State organizations will largely be responsible for soliciting markets and producers to participate in the Producer-Consent Program. "We're working on a state-by-state plan, so that states can implement the program individually yet uniformly," says NPPC President Dave Roper.
In fact, NPPC's program will roll out in stages, with Iowa, North Carolina, Minnesota, Nebraska, Kansas and Missouri taking the lead. Some states have membership or voluntary checkoff programs already in place, which has required some strategic planning to coordinate funding collections. "Our goal is not to have anyone pay twice," says McGonegle.
The big participation drive will come in late fall and into the state associations' winter meetings period. This timing will prove challenging as fall and winter hog prices could temper participation.
"But when is a good time," notes Isler. "The consensus wasùa lot of issues are facing us now."
The goal is to have 40 percent to 60 percent of hogs in the United States contributing. Isler sees that as appropriate for the first year. "Our (Ohio's) long-term goal is 66 percent to 75 percent, and I don't see why we shouldn't be looking at that nationally too."
Key to participation, according to NPPC's board of directors, is to have those hogs represented by a critical mass of U.S. producers.
The hope is for the Producer-Consent Program to generate $3 million annually.
There are other revenue vehicles, the highest being World Pork Expo. Pork Alliance involves paid membership from allied industry, as does the Packer/Processor Industry Committee. On a voluntary basis, state pork associations also can provide an annual assessment to NPPC based on the number of pigs marketed within the state. NPPC also owns the Des Moines office that the National Pork Board rents.
Of course anyone can donate money to the cause, however, NPPC's Board of Directors have not yet outlined all of the details associated with that, including how those funds would be shared with states.

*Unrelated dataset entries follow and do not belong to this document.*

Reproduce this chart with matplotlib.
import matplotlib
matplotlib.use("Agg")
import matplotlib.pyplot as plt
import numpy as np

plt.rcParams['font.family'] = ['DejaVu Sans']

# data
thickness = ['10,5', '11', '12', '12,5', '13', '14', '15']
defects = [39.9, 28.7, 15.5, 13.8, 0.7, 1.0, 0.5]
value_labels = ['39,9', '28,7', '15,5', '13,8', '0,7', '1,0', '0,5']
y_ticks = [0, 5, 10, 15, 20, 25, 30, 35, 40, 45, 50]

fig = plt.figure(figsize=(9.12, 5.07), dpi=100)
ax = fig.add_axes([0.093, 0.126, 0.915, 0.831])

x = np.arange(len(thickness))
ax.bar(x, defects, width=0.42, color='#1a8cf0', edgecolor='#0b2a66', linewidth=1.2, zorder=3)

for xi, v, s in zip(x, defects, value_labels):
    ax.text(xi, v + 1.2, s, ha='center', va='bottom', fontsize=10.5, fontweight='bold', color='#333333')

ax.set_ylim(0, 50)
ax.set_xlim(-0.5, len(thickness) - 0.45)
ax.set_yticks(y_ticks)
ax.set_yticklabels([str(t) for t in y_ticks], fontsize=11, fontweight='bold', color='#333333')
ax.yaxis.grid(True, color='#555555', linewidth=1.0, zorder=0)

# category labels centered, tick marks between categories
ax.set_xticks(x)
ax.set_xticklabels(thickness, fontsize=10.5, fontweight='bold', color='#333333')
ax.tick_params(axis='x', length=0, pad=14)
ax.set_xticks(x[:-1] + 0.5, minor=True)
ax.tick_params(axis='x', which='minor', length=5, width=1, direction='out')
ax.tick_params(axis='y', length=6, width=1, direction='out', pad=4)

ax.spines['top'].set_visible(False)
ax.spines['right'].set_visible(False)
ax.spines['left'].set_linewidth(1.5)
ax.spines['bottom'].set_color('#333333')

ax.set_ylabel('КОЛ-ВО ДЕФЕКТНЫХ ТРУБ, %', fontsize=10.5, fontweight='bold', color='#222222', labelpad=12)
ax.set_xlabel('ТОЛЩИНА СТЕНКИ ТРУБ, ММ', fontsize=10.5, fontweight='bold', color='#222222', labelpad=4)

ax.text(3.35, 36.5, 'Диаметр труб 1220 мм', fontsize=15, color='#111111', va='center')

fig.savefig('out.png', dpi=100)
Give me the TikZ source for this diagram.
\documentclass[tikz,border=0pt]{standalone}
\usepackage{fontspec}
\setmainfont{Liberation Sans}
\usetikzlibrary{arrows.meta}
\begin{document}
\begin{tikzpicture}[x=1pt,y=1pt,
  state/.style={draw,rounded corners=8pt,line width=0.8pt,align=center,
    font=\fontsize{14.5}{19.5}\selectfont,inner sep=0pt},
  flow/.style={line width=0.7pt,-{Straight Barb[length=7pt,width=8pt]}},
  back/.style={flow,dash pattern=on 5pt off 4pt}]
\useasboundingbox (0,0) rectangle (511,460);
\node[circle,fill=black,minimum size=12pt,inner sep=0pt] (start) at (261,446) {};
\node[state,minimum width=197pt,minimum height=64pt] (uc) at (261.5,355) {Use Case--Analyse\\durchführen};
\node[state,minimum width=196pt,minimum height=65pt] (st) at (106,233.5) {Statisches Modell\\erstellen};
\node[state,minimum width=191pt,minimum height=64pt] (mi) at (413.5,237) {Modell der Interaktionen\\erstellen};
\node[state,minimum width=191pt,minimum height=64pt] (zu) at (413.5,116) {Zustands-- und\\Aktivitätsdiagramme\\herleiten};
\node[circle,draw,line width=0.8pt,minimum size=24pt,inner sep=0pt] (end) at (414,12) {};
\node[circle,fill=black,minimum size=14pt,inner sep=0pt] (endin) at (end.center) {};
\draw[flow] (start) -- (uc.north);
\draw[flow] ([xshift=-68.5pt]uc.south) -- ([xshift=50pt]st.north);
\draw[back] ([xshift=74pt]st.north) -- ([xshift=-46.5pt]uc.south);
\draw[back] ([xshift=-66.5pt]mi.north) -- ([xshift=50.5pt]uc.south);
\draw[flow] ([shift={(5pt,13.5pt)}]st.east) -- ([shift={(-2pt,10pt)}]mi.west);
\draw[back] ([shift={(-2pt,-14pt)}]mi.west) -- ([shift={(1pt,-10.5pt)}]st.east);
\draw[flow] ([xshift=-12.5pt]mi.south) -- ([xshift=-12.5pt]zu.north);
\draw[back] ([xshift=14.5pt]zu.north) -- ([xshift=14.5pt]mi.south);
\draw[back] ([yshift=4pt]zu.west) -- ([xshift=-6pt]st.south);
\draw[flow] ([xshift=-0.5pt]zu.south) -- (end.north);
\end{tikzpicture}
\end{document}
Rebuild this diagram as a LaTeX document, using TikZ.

"As in the past, NPPC will have a pork industry focus to it," says Roper, "but it will have heavy pork producer involvement."
Since most of the money will be generated from market-hog sales, packer cooperation is important.
McGonegle says that sector has been supportive. "Our supply is dependent on the producers viability and ability to compete in the world market," says Gary Mahon with IBP. "So as a packer, I am sensitive to the growing outside influences that will increase producer production costs."
"Producers that are looking to the future know that we have to have this money to address issues in our state capitals and in Washington," says Isler. "This is more urgent than promoting our product, because if we don't address these challenges, we will be out of business."
Establishing the State of Origin
Where pigs are raised – not sold – is an important element of the National Pork Producers Council's Producer-Consent Program. That's because 50 percent of the collected funds go to NPPC and 50 percent go the hogs' state of origin.
For example, say you raise pigs in Minnesota and in Iowa, and you've signed up to participate in the voluntary funding program. Then regardless of where those hogs are sold, 50 percent of the money collected from your pigs raised in Minnesota would go to the Minnesota Pork Producers Association. Half of the money generated from the pigs raised in Iowa would go to the Iowa Pork Producers Association.
What about Canadian weaned pigs that are finished in the United States? The contribution would be dependent on the producer who finishes out the pigs. Fifty percent of his contribution would go to the state pork association in which those pigs were finished.
Why the state of origin? Because legislative and regulatory issues tend to impact the production phase of the business.